The three leads are superb. Despite some dialogue that feels a little bit lost in the mouths of teenagers, they each strongly portray that impossible age of reasoning when the world seemingly owes you something and is refusing let go of it. Arias is particularly special as the puppy-boy eager to please. It’s easy to dismiss his part as nothing more than a foil to Robinson and Basso’s straight men routine, but dust away the topsoil and you have a complex character. One struggling with his issues of friendship, sexuality and acceptance.
As much as this is about the children, this film is equally focused on the parents. In particular, Joe’s father, Frank (Nick Offerman). Widowed only a few years before we meet him, Frank stomps around his house like a bear with a sorehead a music festival, starting fights with delivery men and family members. Constantly banging heads with Joe, he initially sees his son’s absconding as a personal vendetta. Whilst Joe holds up in the forest, failing to catch food and growing a moustache, Frank goes on a journey of growing up himself. Offerman is wonderful, capturing an aspect of parenting that is grotesque caricature, touchingly human and utterly familiar to anyone who has fought with a guardian or parent figure.

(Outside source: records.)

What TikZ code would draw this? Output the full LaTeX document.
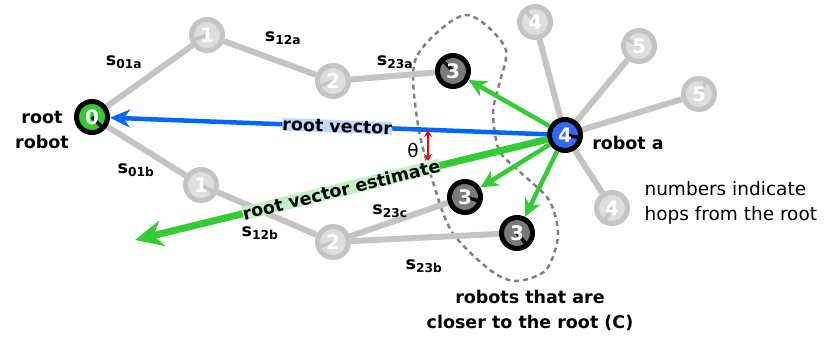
\documentclass[tikz,border=0pt]{standalone}
\usepackage{fontspec}
\setmainfont{DejaVu Sans}
\usetikzlibrary{arrows.meta,backgrounds}
\definecolor{linkgray}{HTML}{C4C4C4}
\definecolor{botlight}{HTML}{DEDEDE}
\definecolor{botdark}{HTML}{7A7A7A}
\definecolor{botgreen}{HTML}{33CC33}
\definecolor{botblue}{HTML}{3366FF}
\definecolor{vecblue}{HTML}{0066FF}

\begin{document}
\begin{tikzpicture}[x=1pt, y=-1pt,
	bot/.style={circle, minimum size=31pt, inner sep=0pt, line width=5pt, text=white,
		font=\fontsize{20}{20}\selectfont\bfseries},
	ghost/.style={bot, fill=botlight, draw=linkgray},
	near/.style={bot, fill=botdark, draw=black},
	hd/.style 2 args={path picture={\draw[line width=3.5pt, #2]
		(path picture bounding box.center) -- ++(#1:25pt);}},
	link/.style={draw=linkgray, line width=6pt},
	txt/.style={text=black, font=\fontsize{18.5}{25}\selectfont},
	btxt/.style={text=black, font=\fontsize{17.5}{25}\selectfont\bfseries},
	slab/.style={btxt, inner sep=0pt}]
	\useasboundingbox (0,0) rectangle (825,341);
	% robots
	\node[near, fill=botgreen, hd={-45}{black}] (r0) at (92,117) {0};
	\node[ghost, hd={200}{linkgray}] (r1a) at (207,35) {1};
	\node[ghost, hd={200}{linkgray}] (r2a) at (333,81) {2};
	\node[near, hd={135}{black}] (r3a) at (453,71) {3};
	\node[ghost, hd={-30}{linkgray}] (r1b) at (201,185) {1};
	\node[ghost, hd={200}{linkgray}] (r2b) at (333,242) {2};
	\node[near, hd={-15}{black}] (r3c) at (465,197) {3};
	\node[near, hd={-50}{black}] (r3b) at (517,233) {3};
	\node[near, fill=botblue, hd={-10}{black}] (ra) at (565,135) {4};
	\node[ghost, hd={130}{linkgray}] (r4t) at (535,22) {4};
	\node[ghost, hd={150}{linkgray}] (r5t) at (639,46) {5};
	\node[ghost, hd={60}{linkgray}] (r5r) at (699,94) {5};
	\node[ghost, hd={240}{linkgray}] (r4b) at (612,208) {4};
	\begin{scope}[on background layer]
		\draw[gray, line width=2.5pt, dash pattern=on 5pt off 4pt] plot[smooth cycle] coordinates
			{(465,15) (416,58) (418,125) (433,182) (452,232) (490,270) (516,281) (546,270)
			 (558,235) (549,200) (520,172) (499,150) (493,112) (499,85) (505,47)};
		\draw[link] (r0) -- (r1a) -- (r2a) -- (r3a);
		\draw[link] (r0) -- (r1b) -- (r2b) -- (r3c);
		\draw[link] (r2b) -- (r3b);
		\foreach \n in {r4t, r5t, r5r, r4b} \draw[link] (ra) -- (\n);
	\end{scope}
	% vectors
	\coordinate (estend) at (135,240);
	\draw[vecblue, line width=4.5pt, -{Stealth[length=20pt, width=18pt]}] (ra) --
		node[pos=0.48, sloped, btxt, fill=vecblue!25, inner sep=0pt] (rvlab) {root vector} (r0);
	\draw[botgreen, line width=7pt, -{Stealth[length=28pt, width=26pt]}] (ra) --
		node[pos=0.5, sloped, btxt, fill=botgreen!30, inner sep=0pt] (estlab) {root vector estimate} (estend);
	\foreach \n in {r3a, r3c, r3b}
		\draw[botgreen, line width=4.5pt, -{Stealth[length=18pt, width=17pt]}] (ra) -- (\n);
	\coordinate (thtop) at (428,130);
	\coordinate (thbot) at (428,161);
	\draw[red, line width=2pt, {Stealth[length=7pt, width=8pt]}-{Stealth[length=7pt, width=8pt]}] (thtop) -- (thbot);
	\node[txt] (thlab) at (413,150) {θ};
	% labels
	\node[btxt, align=center] (rootlab) at (42,130) {root\\robot};
	\node[btxt] (alab) at (628,143) {robot a};
	\node[txt, align=left, anchor=west] (hoplab) at (641,203) {numbers indicate\\hops from the root};
	\node[btxt, align=center] (closelab) at (530,310) {robots that are\\closer to the root (C)};
	\node[slab] (s01a) at (124,62) {s\textsubscript{01a}};
	\node[slab] (s12a) at (283,38) {s\textsubscript{12a}};
	\node[slab] (s23a) at (395,62) {s\textsubscript{23a}};
	\node[slab] (s01b) at (136,170) {s\textsubscript{01b}};
	\node[slab] (s12b) at (260,233) {s\textsubscript{12b}};
	\node[slab] (s23c) at (390,211) {s\textsubscript{23c}};
	\node[slab] (s23b) at (424,266) {s\textsubscript{23b}};
\end{tikzpicture}
\end{document}
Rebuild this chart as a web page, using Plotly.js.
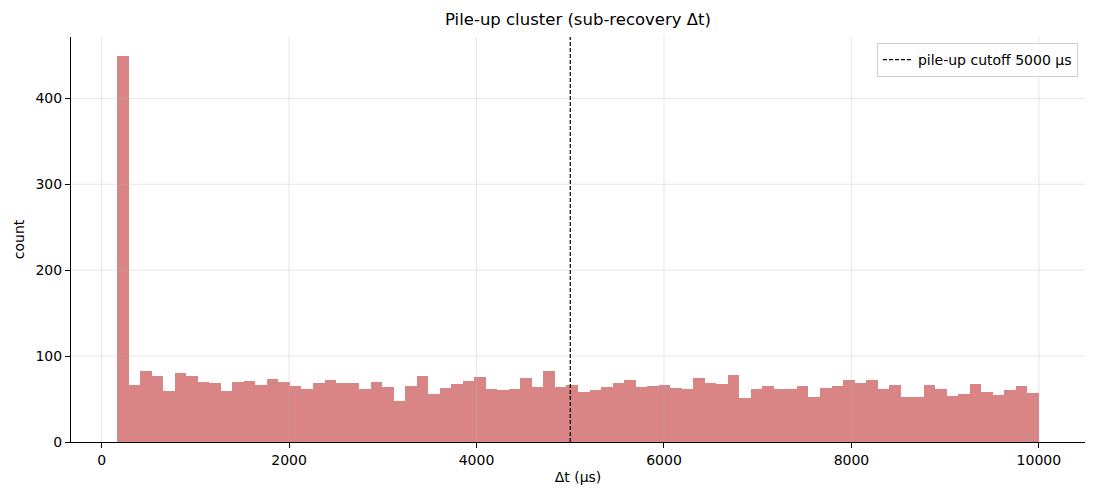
<!DOCTYPE html>
<html>
<head>
<meta charset="utf-8">
<script src="https://cdn.plot.ly/plotly-3.0.1.min.js"></script>
<style>
	html, body { margin: 0; padding: 0; background: #fff; }
	#chart { width: 1100px; height: 500px; }
</style>
</head>
<body>
<div id="chart"></div>
<script>
"use strict";
// histogram of sub-recovery delta t, 80 bins
var BIN_START = 165;    // left edge of first bin (us)
var BIN_WIDTH = 122.94; // bin width (us)
var counts = [
	449, 66, 83, 77, 59, 80, 77, 70, 69, 59,
	70, 71, 66, 73, 70, 65, 62, 69, 72, 69,
	69, 62, 70, 64, 48, 65, 77, 56, 63, 67,
	71, 76, 62, 60, 62, 74, 64, 83, 64, 66,
	58, 60, 64, 69, 72, 64, 65, 66, 63, 62,
	74, 69, 67, 78, 51, 62, 65, 62, 62, 65,
	52, 63, 65, 72, 69, 72, 62, 66, 52, 52,
	66, 62, 53, 56, 67, 58, 55, 60, 65, 57
];
var CUTOFF = 5000;
var cutoffLabel = 'pile-up cutoff 5000 μs';
var xTicks = [0, 2000, 4000, 6000, 8000, 10000];
var xTickText = ['0', '2000', '4000', '6000', '8000', '10000'];
var yTicks = [0, 100, 200, 300, 400];

//bin centres
var centres = counts.map(function(c, i){
	return BIN_START + BIN_WIDTH * (i + 0.5);
});

var FONT = 'DejaVu Sans, sans-serif';
var GRID = 'rgba(176,176,176,0.3)';

var bars = {
	type: 'bar',
	x: centres,
	y: counts,
	width: BIN_WIDTH,
	marker: { color: 'rgba(205,92,92,0.75)', line: { width: 0 } },
	showlegend: false,
	hoverinfo: 'x+y'
};

var lastEdge = BIN_START + BIN_WIDTH * counts.length;
var pad = (lastEdge - BIN_START) * 0.05;
var yMax = Math.max.apply(null, counts) * 1.05;

//grid drawn over the bars, as in the reference
var shapes = [];
xTicks.forEach(function(v){
	shapes.push({ type: 'line', xref: 'x', yref: 'paper', x0: v, x1: v, y0: 0, y1: 1,
		line: { color: GRID, width: 1 }, layer: 'above' });
});
yTicks.forEach(function(v){
	if (v === 0) return;
	shapes.push({ type: 'line', xref: 'paper', yref: 'y', x0: 0, x1: 1, y0: v, y1: v,
		line: { color: GRID, width: 1 }, layer: 'above' });
});
shapes.push({
	type: 'line',
	xref: 'x', yref: 'paper',
	x0: CUTOFF, x1: CUTOFF, y0: 0, y1: 1,
	line: { color: '#000', width: 1.2, dash: '4px,2px' },
	layer: 'above',
	showlegend: true,
	name: cutoffLabel
});

var layout = {
	width: 1100,
	height: 500,
	margin: { l: 71, r: 15, t: 37, b: 58 },
	paper_bgcolor: '#fff',
	plot_bgcolor: '#fff',
	font: { family: FONT, size: 14, color: '#000' },
	bargap: 0,
	title: {
		text: 'Pile-up cluster (sub-recovery Δt)',
		font: { family: FONT, size: 16.5, color: '#000' },
		x: 0.5, xref: 'paper', xanchor: 'center',
		y: 1, yref: 'container', yanchor: 'top', pad: { t: 13 }
	},
	xaxis: {
		range: [BIN_START - pad, lastEdge + pad],
		tickvals: xTicks,
		ticktext: xTickText,
		ticks: 'outside', ticklen: 5, tickcolor: '#000', tickwidth: 1,
		showline: true, linecolor: '#000', linewidth: 1,
		showgrid: false,
		zeroline: false,
		title: { text: 'Δt (μs)', font: { family: FONT, size: 14 }, standoff: 5 }
	},
	yaxis: {
		range: [0, yMax],
		tickvals: yTicks,
		ticks: 'outside', ticklen: 5, tickcolor: '#000', tickwidth: 1,
		showline: true, linecolor: '#000', linewidth: 1,
		showgrid: false,
		zeroline: false,
		title: { text: 'count', font: { family: FONT, size: 14 }, standoff: 7 }
	},
	shapes: shapes,
	legend: {
		x: 0.993, y: 0.985, xanchor: 'right', yanchor: 'top',
		bgcolor: 'rgba(255,255,255,0.8)',
		bordercolor: '#d0d0d0', borderwidth: 1,
		font: { family: FONT, size: 14 }
	}
};

Plotly.newPlot('chart', [bars], layout, { displayModeBar: false, staticPlot: true });
</script>
</body>
</html>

There are splashes of absurdity in The Kings of Summer that could have, if handled incorrectly, rocked the boat and brought you out of the film. However, these are dampened by Voght-Robert’s simple, dreamlike direction that suggest that the whole story is merely part of an afternoon’s reminiscing by an adult Joe.
With this, Stoker, The Way Way Back and Mud, it could be suggested that the coming of age genre is once again coming of age. And as the zombies, remakes and reimaginings start making us run for our own shelter, maybe this isn’t such a bad thing.